Written instruction
Everything from the first line of the data through the line with "const fmt = (v: number)" is to be echoed exactly, minus the pictures.
— Begin Supplied information —
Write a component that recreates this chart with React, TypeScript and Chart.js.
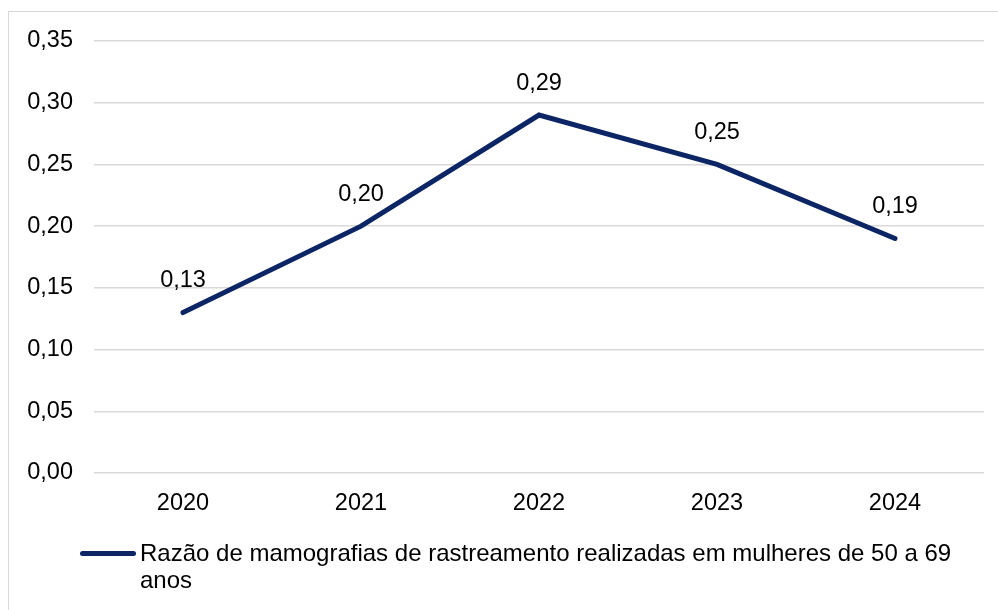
import React, { useEffect, useRef } from "react";
import { Chart, registerables } from "chart.js";

Chart.register(...registerables);

const categories = ["2020", "2021", "2022", "2023", "2024"];
const values = [0.13, 0.2, 0.29, 0.25, 0.19];
const seriesLabel = "Razão de mamografias de rastreamento realizadas em mulheres de 50 a 69 anos";
const lineColor = "#0b2565";
const fontFamily = "'Liberation Sans', Arial, sans-serif";

const fmt = (v: number) => v.toFixed(2).replace(".", ",");

const valueLabels = {
  id: "valueLabels",
  afterDatasetsDraw(chart: any) {
    const ctx = chart.ctx;
    const meta = chart.getDatasetMeta(0);
    ctx.save();
    ctx.font = `23.5px ${fontFamily}`;
    ctx.fillStyle = "#000";
    ctx.textAlign = "center";
    ctx.textBaseline = "middle";
    meta.data.forEach((pt: any, i: number) => {
      ctx.fillText(fmt(values[i]), pt.x, pt.y - 32);
    });
    ctx.restore();
  },
};

export default function App() {
  const ref = useRef<HTMLCanvasElement>(null);
  useEffect(() => {
    if (!ref.current) return;
    const chart = new Chart(ref.current, {
      type: "line",
      data: {
        labels: categories,
        datasets: [
          {
            label: seriesLabel,
            data: values,
            borderColor: lineColor,
            backgroundColor: lineColor,
            borderWidth: 5,
            pointRadius: 0,
            tension: 0,
            borderCapStyle: "round",
            borderJoinStyle: "miter",
          },
        ],
      },
      options: {
        responsive: false,
        animation: false,
        layout: { padding: { left: 0, right: 14, top: 41, bottom: 0 } },
        plugins: { legend: { display: false }, tooltip: { enabled: false } },
        scales: {
          x: {
            offset: true,
            grid: { display: false, drawTicks: false },
            border: { display: false },
            ticks: { color: "#000", font: { family: fontFamily, size: 23.5 }, padding: 16 },
            afterFit: (s: any) => {
              s.height = 610 - 473;
            },
          },
          y: {
            min: 0,
            max: 0.35,
            grid: { color: "#d9d9d9", lineWidth: 1.5, drawTicks: false },
            border: { display: false },
            ticks: {
              stepSize: 0.05,
              color: "#000",
              font: { family: fontFamily, size: 23.5 },
              padding: 21,
              callback: (v: any) => fmt(Number(v)),
            },
            afterFit: (s: any) => {
              s.width = 94;
            },
          },
        },
      },
      plugins: [valueLabels],
    });
    return () => chart.destroy();
  }, []);

  return (
    <div style={{ position: "fixed", left: 0, top: 0, width: 998, height: 610, background: "#fff", overflow: "hidden" }}>
      <div
        style={{
          position: "absolute",
          left: 8,
          top: 11,
          width: 1010,
          height: 620,
          border: "1.5px solid #d9d9d9",
          boxSizing: "border-box",
        }}
      />
      <canvas ref={ref} width={998} height={610} style={{ position: "absolute", left: 0, top: 0 }} />
      <div style={{ position: "absolute", left: 80, top: 551, width: 56, height: 5, borderRadius: 3, background: lineColor }} />
      <div
        style={{
          position: "absolute",
          left: 140,
          top: 539,
          width: 840,
          fontFamily,
          fontSize: 24,
          lineHeight: "27px",
          color: "#000",
        }}
      >
        {seriesLabel}
      </div>
    </div>
  );
}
— End Supplied information —
Task result
Write a component that recreates this chart with React, TypeScript and Chart.js.
import React, { useEffect, useRef } from "react";
import { Chart, registerables } from "chart.js";

Chart.register(...registerables);

const categories = ["2020", "2021", "2022", "2023", "2024"];
const values = [0.13, 0.2, 0.29, 0.25, 0.19];
const seriesLabel = "Razão de mamografias de rastreamento realizadas em mulheres de 50 a 69 anos";
const lineColor = "#0b2565";
const fontFamily = "'Liberation Sans', Arial, sans-serif";

const fmt = (v: number) => v.toFixed(2).replace(".", ",");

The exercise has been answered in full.